How much a landowner receives depends on the number of acres, Vadnais said, adding that most leases never get drilled because oil isn’t everywhere.
Paxton has between 26,000 and 28,000 acres of leases in Washtenaw County, most of them acquired from another company. Vadnais said the leases are short-term and give Paxton the right to include those properties in a production unit.
“I want to have a good relationship with the people that we’re dealing with regardless of their feelings about the industry,” Vadnais said. “If they have specific concerns about this, I’m more than happy to listen to them. It’s not that we’re out here operating with night-vision goggles and trying to take advantage of them. Nobody in this business continues to operate unless they have a good reputation. “
Rohde said he has invested deeply in the Saline area and has begun supporting a myriad of causes to encourage the growth of the city. “It is extremely disturbing that the city continues to facilitate activities that may force me and others from our homes.”
Several City Council members expressed concerns about drilling operations as they discussed ways that the city could discourage these practices.
"What you need is reform in the gas industry," said Council Member Jim Peters. "If we don't sell the water, your problem won't go away."
Rohde agreed that if the city chose not to sell water to Paxton, it won't stop the operation, but it might slow it down. "As every day ticks by, our homes are put in jeopardy," he said adding that the city needed to do something fast because the company was moving quickly.
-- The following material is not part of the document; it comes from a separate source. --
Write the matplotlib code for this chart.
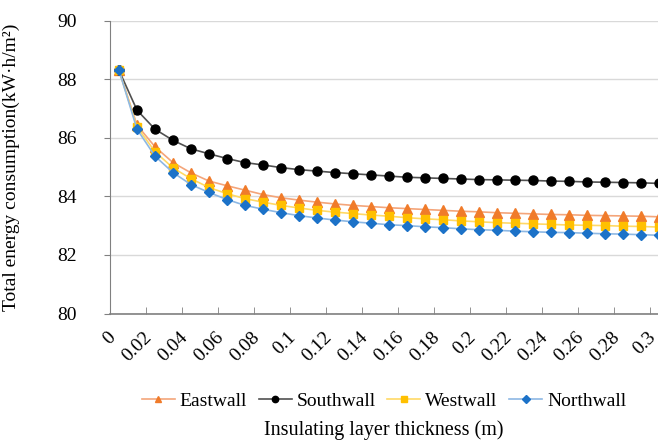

“The technical methods used involve the pumping of water and chemicals into the ground, under pressure, and extraction and storage of this contaminated backflow,” he said. “Excess gas is ‘flared off’ from these wells, and hydrogen sulfide gas intermittently contaminates the air for hundreds of thousands of feet surrounding each well.”
He said the drilling operations do not have close oversight from the state Department of Environmental Quality and there are only 15 inspectors to oversee “tens of thousands of wells in Michigan.”
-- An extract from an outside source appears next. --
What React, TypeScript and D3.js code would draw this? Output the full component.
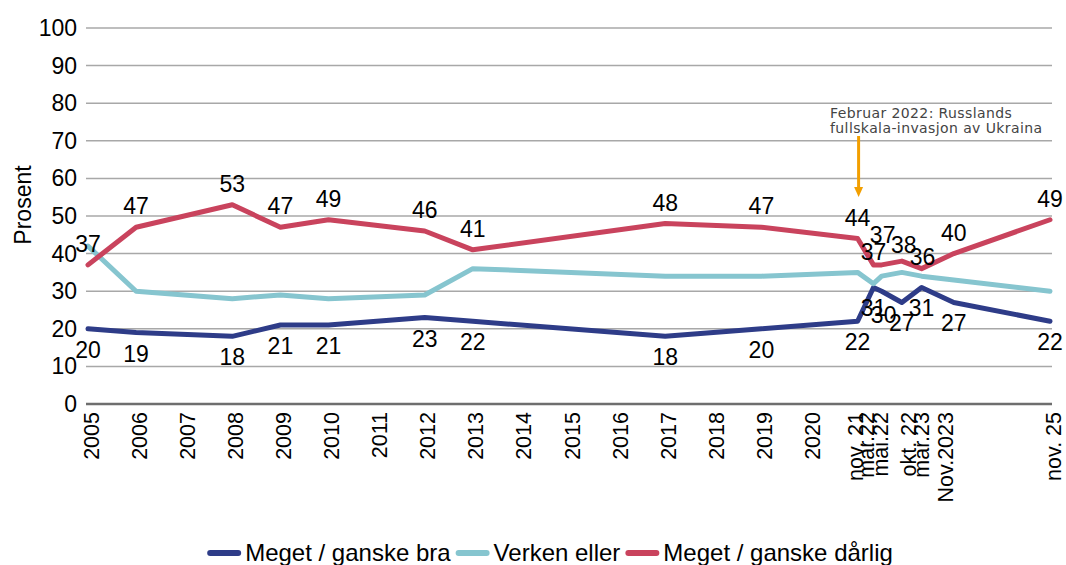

Rohde said that some of the funding for the oversight of these operations is funded by permitting fees from the wells, “thus, there is a direct conflict of interest by those who are supposed to be protecting us.”
He also claims that “the state legislature has attempted to strip all municipalities of control over development and over the health, safety and welfare of citizens of Washtenaw County.”
“We’re regulated by the state. This is a 100-year-old industry in the state of Michigan," Vladnais said.
In fact, State Rep. Mark Ouimet is hosting a town hall meeting Wednesday at Liberty School gym, 7265 Saline Ann Arbor Road, Saline, from 6 to 7:30 p.m. so residents can learn more about ongoing oil and gas drilling in Washtenaw County and the surrounding areas.
Hal Fitch, of the Michigan Department of Environmental Quality, and James Clift, of the Michigan Environmental Council and an official from Paxton Resources, which is currently drilling in the area, are expected to participate in the meeting.
"We want to be good corporate partners and a responsible business operating everywhere we are," Vladnais said.
“I can say that my company is here to say, and isn’t here to suck non-renewal resources out of the ground, profit, and in a locust-like manner move one, leaving a path of industrialization, potential contaminant, property devaluation and other issues while lining up the next small town to feed on,” Rohde’s letter to the City Council states.
The vote was taken at a City Council meeting Monday night.
Cindy Heflin contributed to this story.